─── Data block ───

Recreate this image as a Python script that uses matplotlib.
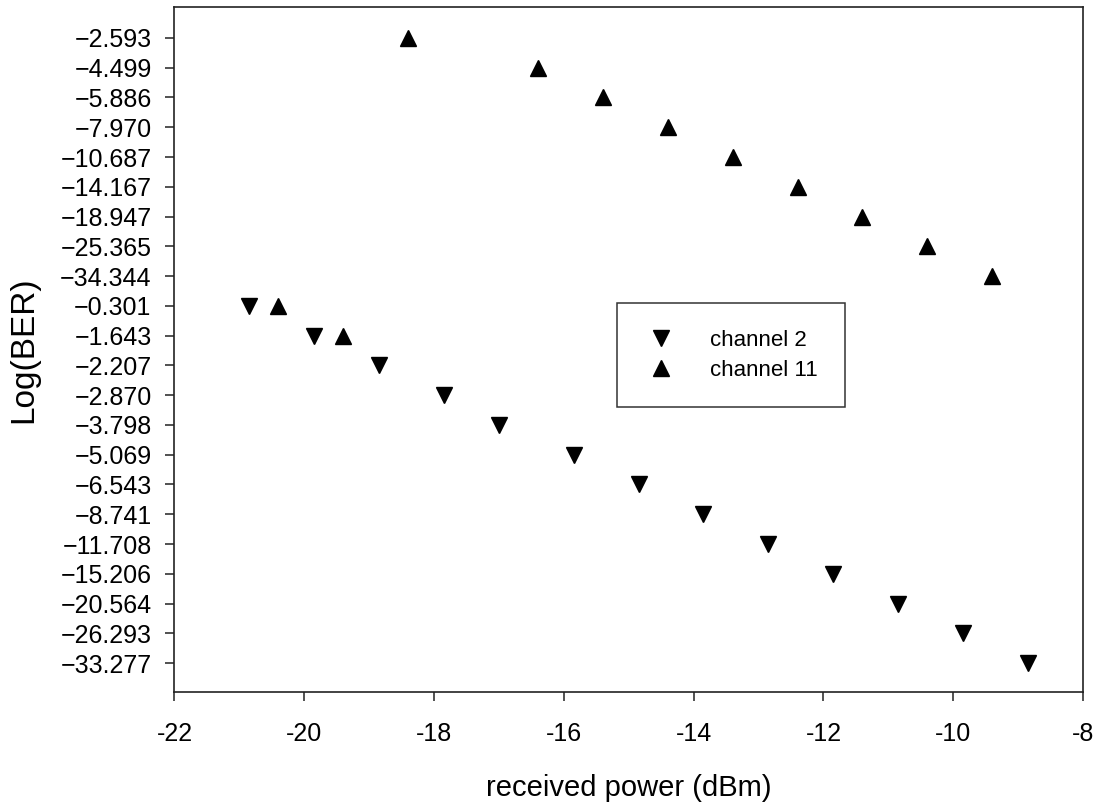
import numpy as np
import matplotlib
matplotlib.use('Agg')
from matplotlib import pyplot as plt

plt.rcParams['font.family'] = ['Liberation Sans', 'DejaVu Sans']
plt.rcParams['axes.unicode_minus'] = False

# y axis is a list of category rows, top to bottom
y_labels = [-2.593, -4.499, -5.886, -7.970, -10.687, -14.167, -18.947, -25.365, -34.344,
            -0.301, -1.643, -2.207, -2.870, -3.798, -5.069, -6.543, -8.741, -11.708,
            -15.206, -20.564, -26.293, -33.277]

ch2_power = [-20.85, -19.85, -18.85, -17.85, -17.0, -15.85, -14.85, -13.85, -12.85,
             -11.85, -10.85, -9.85, -8.85]
ch2_logber = [-0.301, -1.643, -2.207, -2.870, -3.798, -5.069, -6.543, -8.741, -11.708,
              -15.206, -20.564, -26.293, -33.277]

ch11_power = [-20.4, -19.4, -18.4, -16.4, -15.4, -14.4, -13.4, -12.4, -11.4, -10.4, -9.4]
ch11_logber = [-0.301, -1.643, -2.593, -4.499, -5.886, -7.970, -10.687, -14.167, -18.947,
               -25.365, -34.344]

x_ticks = [-22, -20, -18, -16, -14, -12, -10, -8]

ch2_row = [y_labels.index(v) for v in ch2_logber]
ch11_row = [y_labels.index(v) for v in ch11_logber]

fig = plt.figure(figsize=(10.94, 8.05), dpi=100)
ax = fig.add_axes([0.1595, 0.1404, 0.8305, 0.8509])

ax.plot(ch2_power, ch2_row, linestyle='none', marker='v', markersize=12,
        color='black', label='channel 2')
ax.plot(ch11_power, ch11_row, linestyle='none', marker='^', markersize=12,
        color='black', label='channel 11')

ax.set_xlim(-22, -8)
ax.set_ylim(21.97, -1.04)
ax.set_xticks(x_ticks)
ax.set_xticklabels([str(t) for t in x_ticks], fontsize=18)
ax.set_yticks(np.arange(len(y_labels)))
ax.set_yticklabels([('%.3f' % v).replace('-', '\u2212') for v in y_labels], fontsize=18)
ax.tick_params(direction='out', length=6.5, width=1.1, pad=10, colors='#222222',
               labelcolor='black')
ax.tick_params(axis='x', pad=15)

for s in ax.spines.values():
    s.set_linewidth(1.2)
    s.set_color('#222222')

ax.set_xlabel('received power (dBm)', fontsize=21, labelpad=20)
ax.set_ylabel('Log(BER)', fontsize=24)
ax.yaxis.set_label_coords(-0.149, 0.5)

leg = ax.legend(loc='upper left', bbox_to_anchor=(617 / 1094, 1 - 303 / 805),
                bbox_transform=fig.transFigure, fontsize=16, frameon=True,
                fancybox=False, borderpad=1.2, handlelength=1.6, handletextpad=1.4,
                labelspacing=0.4, borderaxespad=0)
leg.get_frame().set_edgecolor('black')
leg.get_frame().set_linewidth(1.1)

plt.savefig('out.png', dpi=100)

───

» Given instruction: Look through the listing and extract every line with "matplotlib" in it.

» Response to the task:
Recreate this image as a Python script that uses matplotlib.
import matplotlib
matplotlib.use('Agg')
from matplotlib import pyplot as plt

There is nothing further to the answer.